Brief:
Pictures excluded, return the lines below from the first through the line holding "(0,0) rectangle (1203,853);".
━━━━━ Collected data
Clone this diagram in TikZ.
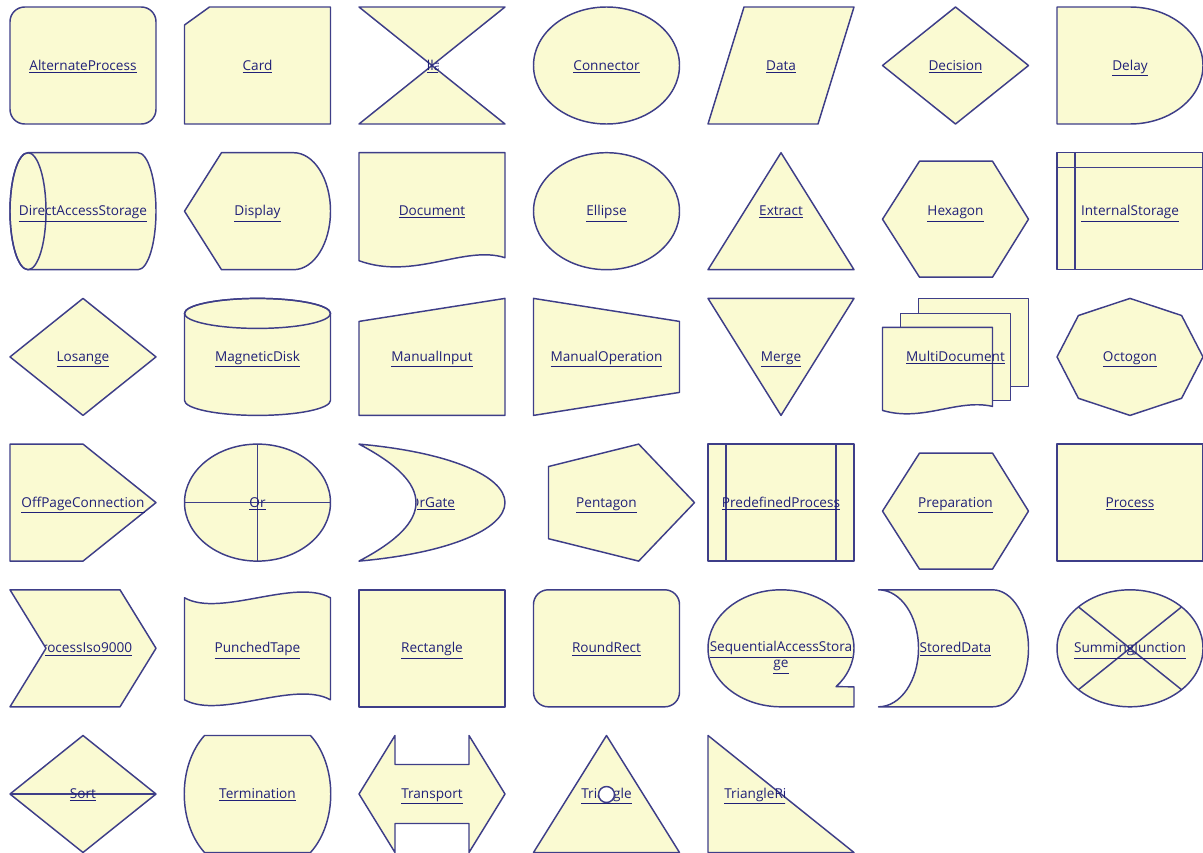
\documentclass[tikz,border=0pt]{standalone}
\usepackage{fontspec}
\setmainfont{Open Sans}
\usepackage{xcolor}
\definecolor{symfill}{RGB}{250,250,210}
\definecolor{symline}{RGB}{62,62,136}
\definecolor{symink}{RGB}{32,32,120}
\tikzset{
  flowshape/.style={draw=symline, fill=symfill, line width=1.1pt, line join=round},
  flowline/.style={draw=symline, line width=1.1pt},
  flowtext/.style={text=symink, font=\fontsize{10.2}{12.5}\selectfont, inner sep=0pt, anchor=base},
  cell/.style 2 args={shift={({10+174.5*#1},{7+145.7*#2})}},
}

\begin{document}
\begin{tikzpicture}[x=0.75pt, y=-0.75pt]
  \useasboundingbox (0,0) rectangle (1203,853);

  % first row
  \begin{scope}[cell={0}{0}]
    \draw[flowshape, rounded corners=11pt] (0,0) rectangle (146,117);
    \node[flowtext] (alternateprocess) at (73,63) {\underline{AlternateProcess}};
  \end{scope}
  \begin{scope}[cell={1}{0}]
    \draw[flowshape] (0,18) -- (25,0) -- (146,0) -- (146,117) -- (0,117) -- cycle;
    \node[flowtext] (card) at (73,63) {\underline{Card}};
  \end{scope}
  \begin{scope}[cell={2}{0}]
    \draw[flowshape] (0,0) -- (146,0) -- (0,117) -- (146,117) -- cycle;
    \begin{scope}
      \clip (68,40) rectangle (79,75);
      \node[flowtext] (collate) at (73,63) {\underline{Collate}};
    \end{scope}
  \end{scope}
  \begin{scope}[cell={3}{0}]
    \draw[flowshape] (73,58.5) ellipse [x radius=73, y radius=58.5];
    \node[flowtext] (connector) at (73,63) {\underline{Connector}};
  \end{scope}
  \begin{scope}[cell={4}{0}]
    \draw[flowshape] (0,117) -- (36,0) -- (146,0) -- (110,117) -- cycle;
    \node[flowtext] (data) at (73,63) {\underline{Data}};
  \end{scope}
  \begin{scope}[cell={5}{0}]
    \draw[flowshape] (0,58.5) -- (73,0) -- (146,58.5) -- (73,117) -- cycle;
    \node[flowtext] (decision) at (73,63) {\underline{Decision}};
  \end{scope}
  \begin{scope}[cell={6}{0}]
    \draw[flowshape] (0,0) -- (73,0) arc[start angle=-90, end angle=90, x radius=73, y radius=58.5] -- (0,117) -- cycle;
    \node[flowtext] (delay) at (73,63) {\underline{Delay}};
  \end{scope}

  % second row
  \begin{scope}[cell={0}{1}]
    \draw[flowshape] (18,0) -- (128,0) arc[start angle=-90, end angle=90, x radius=18, y radius=58.5]
      -- (18,117) arc[start angle=90, end angle=270, x radius=18, y radius=58.5] -- cycle;
    \draw[flowline] (18,58.5) ellipse [x radius=18, y radius=58.5];
    \node[flowtext] (directaccessstorage) at (73,63) {\underline{DirectAccessStorage}};
  \end{scope}
  \begin{scope}[cell={1}{1}]
    \draw[flowshape] (0,58.5) -- (37,0) -- (109,0) arc[start angle=-90, end angle=90, x radius=37, y radius=58.5] -- (37,117) -- cycle;
    \node[flowtext] (display) at (73,63) {\underline{Display}};
  \end{scope}
  \begin{scope}[cell={2}{1}]
    \draw[flowshape] (0,0) -- (146,0) -- (146,105) .. controls (105,92) and (55,128) .. (0,108) -- cycle;
    \node[flowtext] (document) at (73,63) {\underline{Document}};
  \end{scope}
  \begin{scope}[cell={3}{1}]
    \draw[flowshape] (73,58.5) ellipse [x radius=73, y radius=58.5];
    \node[flowtext] (ellipse) at (73,63) {\underline{Ellipse}};
  \end{scope}
  \begin{scope}[cell={4}{1}]
    \draw[flowshape] (0,117) -- (73,0) -- (146,117) -- cycle;
    \node[flowtext] (extract) at (73,63) {\underline{Extract}};
  \end{scope}
  \begin{scope}[cell={5}{1}]
    \draw[flowshape] (0,66.5) -- (37,8.5) -- (110,8.5) -- (146,66.5) -- (110,124.5) -- (37,124.5) -- cycle;
    \node[flowtext] (hexagon) at (73,63) {\underline{Hexagon}};
  \end{scope}
  \begin{scope}[cell={6}{1}]
    \draw[flowshape] (0,0) rectangle (146,117);
    \draw[flowline] (18,0) -- (18,117) (0,15) -- (146,15);
    \node[flowtext] (internalstorage) at (73,63) {\underline{InternalStorage}};
  \end{scope}

  % third row
  \begin{scope}[cell={0}{2}]
    \draw[flowshape] (0,58.5) -- (73,0) -- (146,58.5) -- (73,117) -- cycle;
    \node[flowtext] (losange) at (73,63) {\underline{Losange}};
  \end{scope}
  \begin{scope}[cell={1}{2}]
    \draw[flowshape] (0,15) -- (0,102) arc[start angle=180, end angle=0, x radius=73, y radius=15]
      -- (146,15) arc[start angle=0, end angle=-180, x radius=73, y radius=15] -- cycle;
    \draw[flowline] (73,15) ellipse [x radius=73, y radius=15];
    \node[flowtext] (magneticdisk) at (73,63) {\underline{MagneticDisk}};
  \end{scope}
  \begin{scope}[cell={2}{2}]
    \draw[flowshape] (0,23) -- (146,0) -- (146,117) -- (0,117) -- cycle;
    \node[flowtext] (manualinput) at (73,63) {\underline{ManualInput}};
  \end{scope}
  \begin{scope}[cell={3}{2}]
    \draw[flowshape] (0,0) -- (146,23) -- (146,94) -- (0,117) -- cycle;
    \node[flowtext] (manualoperation) at (73,63) {\underline{ManualOperation}};
  \end{scope}
  \begin{scope}[cell={4}{2}]
    \draw[flowshape] (0,0) -- (146,0) -- (73,117) -- cycle;
    \node[flowtext] (merge) at (73,63) {\underline{Merge}};
  \end{scope}
  \begin{scope}[cell={5}{2}]
    \draw[flowshape] (36,0) rectangle (146,88);
    \draw[flowshape] (18,15) rectangle (128,102);
    \draw[flowshape] (0,29) -- (110,29) -- (110,108) .. controls (75,100) and (40,124) .. (0,112) -- cycle;
    \node[flowtext] (multidocument) at (73,63) {\underline{MultiDocument}};
  \end{scope}
  \begin{scope}[cell={6}{2}]
    \draw[flowshape] (146,58.5) -- (124.6,99.9) -- (73,117) -- (21.4,99.9) -- (0,58.5)
      -- (21.4,17.1) -- (73,0) -- (124.6,17.1) -- cycle;
    \node[flowtext] (octogon) at (73,63) {\underline{Octogon}};
  \end{scope}

  % fourth row
  \begin{scope}[cell={0}{3}]
    \draw[flowshape] (0,0) -- (73,0) -- (146,58.5) -- (73,117) -- (0,117) -- cycle;
    \node[flowtext] (offpageconnection) at (73,63) {\underline{OffPageConnection}};
  \end{scope}
  \begin{scope}[cell={1}{3}]
    \draw[flowshape] (73,58.5) ellipse [x radius=73, y radius=58.5];
    \draw[flowline] (73,0) -- (73,117) (0,58.5) -- (146,58.5);
    \node[flowtext] (or) at (73,63) {\underline{Or}};
  \end{scope}
  \begin{scope}[cell={2}{3}]
    \draw[flowshape] (0,0) .. controls (90,8) and (146,32) .. (146,58.5)
      .. controls (146,85) and (90,109) .. (0,117)
      .. controls (38,97) and (57,78) .. (57,58.5)
      .. controls (57,39) and (38,20) .. (0,0) -- cycle;
    \begin{scope}
      \clip (58,0) rectangle (146,117);
      \node[flowtext] (orgate) at (73,63) {\underline{OrGate}};
    \end{scope}
  \end{scope}
  \begin{scope}[cell={3}{3}]
    \draw[flowshape] (161,58.5) -- (105.2,117) -- (15,94.6) -- (15,22.4) -- (105.2,0) -- cycle;
    \node[flowtext] (pentagon) at (73,63) {\underline{Pentagon}};
  \end{scope}
  \begin{scope}[cell={4}{3}]
    \draw[flowshape] (0,0) rectangle (146,117);
    \draw[flowline] (18,0) -- (18,117) (128,0) -- (128,117);
    \node[flowtext] (predefinedprocess) at (73,63) {\underline{PredefinedProcess}};
  \end{scope}
  \begin{scope}[cell={5}{3}]
    \draw[flowshape] (0,67) -- (37,9) -- (110,9) -- (146,67) -- (110,125) -- (37,125) -- cycle;
    \node[flowtext] (preparation) at (73,63) {\underline{Preparation}};
  \end{scope}
  \begin{scope}[cell={6}{3}]
    \draw[flowshape] (0,0) rectangle (146,117);
    \node[flowtext] (process) at (73,63) {\underline{Process}};
  \end{scope}

  % fifth row
  \begin{scope}[cell={0}{4}]
    \draw[flowshape] (0,0) -- (110,0) -- (146,58.5) -- (110,117) -- (0,117) -- (36,58.5) -- cycle;
    \begin{scope}
      \clip (35,0) rectangle (146,117);
      \node[flowtext] (processiso) at (73,63) {\underline{ProcessIso9000}};
    \end{scope}
  \end{scope}
  \begin{scope}[cell={1}{4}]
    \draw[flowshape] (0,8) .. controls (36,28) and (110,-12) .. (146,8) -- (146,110)
      .. controls (110,90) and (36,130) .. (0,110) -- cycle;
    \node[flowtext] (punchedtape) at (73,63) {\underline{PunchedTape}};
  \end{scope}
  \begin{scope}[cell={2}{4}]
    \draw[flowshape] (0,0) rectangle (146,117);
    \node[flowtext] (rectangle) at (73,63) {\underline{Rectangle}};
  \end{scope}
  \begin{scope}[cell={3}{4}]
    \draw[flowshape, rounded corners=11pt] (0,0) rectangle (146,117);
    \node[flowtext] (roundrect) at (73,63) {\underline{RoundRect}};
  \end{scope}
  \begin{scope}[cell={4}{4}]
    \draw[flowshape] (146,117) -- (73,117) arc[start angle=90, end angle=401, x radius=73, y radius=58.5] -- (146,97) -- cycle;
    \node[flowtext] (sequentialaccessstorage) at (73,62) {\underline{SequentialAccessStora}};
    \node[flowtext] (sequentialaccessstoragewrap) at (73,78) {\underline{ge}};
  \end{scope}
  \begin{scope}[cell={5}{4}]
    \draw[flowshape] (-4,0) -- (110,0) arc[start angle=-90, end angle=90, x radius=36, y radius=58.5]
      -- (-4,117) arc[start angle=90, end angle=-90, x radius=40, y radius=58.5] -- cycle;
    \node[flowtext] (storeddata) at (73,63) {\underline{StoredData}};
  \end{scope}
  \begin{scope}[cell={6}{4}]
    \draw[flowshape] (73,58.5) ellipse [x radius=73, y radius=58.5];
    \draw[flowline] (21.4,17.1) -- (124.6,99.9) (124.6,17.1) -- (21.4,99.9);
    \node[flowtext] (summingjunction) at (73,63) {\underline{SummingJunction}};
  \end{scope}

  % sixth row
  \begin{scope}[cell={0}{5}]
    \draw[flowshape] (0,58.5) -- (73,0) -- (146,58.5) -- (73,117) -- cycle;
    \draw[flowline] (0,58.5) -- (146,58.5);
    \node[flowtext] (sort) at (73,63) {\underline{Sort}};
  \end{scope}
  \begin{scope}[cell={1}{5}]
    \draw[flowshape] (20,0) -- (126,0) .. controls (153,30) and (153,87) .. (126,117)
      -- (20,117) .. controls (-7,87) and (-7,30) .. (20,0) -- cycle;
    \node[flowtext] (termination) at (73,63) {\underline{Termination}};
  \end{scope}
  \begin{scope}[cell={2}{5}]
    \draw[flowshape] (0,58.5) -- (36,0) -- (36,29) -- (110,29) -- (110,0) -- (146,58.5)
      -- (110,117) -- (110,88) -- (36,88) -- (36,117) -- cycle;
    \node[flowtext] (transport) at (73,63) {\underline{Transport}};
  \end{scope}
  \begin{scope}[cell={3}{5}]
    \draw[flowshape] (0,117) -- (73,0) -- (146,117) -- cycle;
    \node[flowtext] (triangle) at (73,63) {\underline{Triangle}};
    \draw[flowline, fill=white] (73,59) circle [radius=8];
  \end{scope}
  \begin{scope}[cell={4}{5}]
    \draw[flowshape] (0,0) -- (146,117) -- (0,117) -- cycle;
    \begin{scope}
      \clip (0,0) rectangle (77,117);
      \node[flowtext, anchor=base west] (triangleright) at (16,63) {\underline{TriangleRight}};
    \end{scope}
  \end{scope}
\end{tikzpicture}
\end{document}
━━━━━━━━━━
The completed task:
Clone this diagram in TikZ.
\documentclass[tikz,border=0pt]{standalone}
\usepackage{fontspec}
\setmainfont{Open Sans}
\usepackage{xcolor}
\definecolor{symfill}{RGB}{250,250,210}
\definecolor{symline}{RGB}{62,62,136}
\definecolor{symink}{RGB}{32,32,120}
\tikzset{
  flowshape/.style={draw=symline, fill=symfill, line width=1.1pt, line join=round},
  flowline/.style={draw=symline, line width=1.1pt},
  flowtext/.style={text=symink, font=\fontsize{10.2}{12.5}\selectfont, inner sep=0pt, anchor=base},
  cell/.style 2 args={shift={({10+174.5*#1},{7+145.7*#2})}},
}

\begin{document}
\begin{tikzpicture}[x=0.75pt, y=-0.75pt]
  \useasboundingbox (0,0) rectangle (1203,853);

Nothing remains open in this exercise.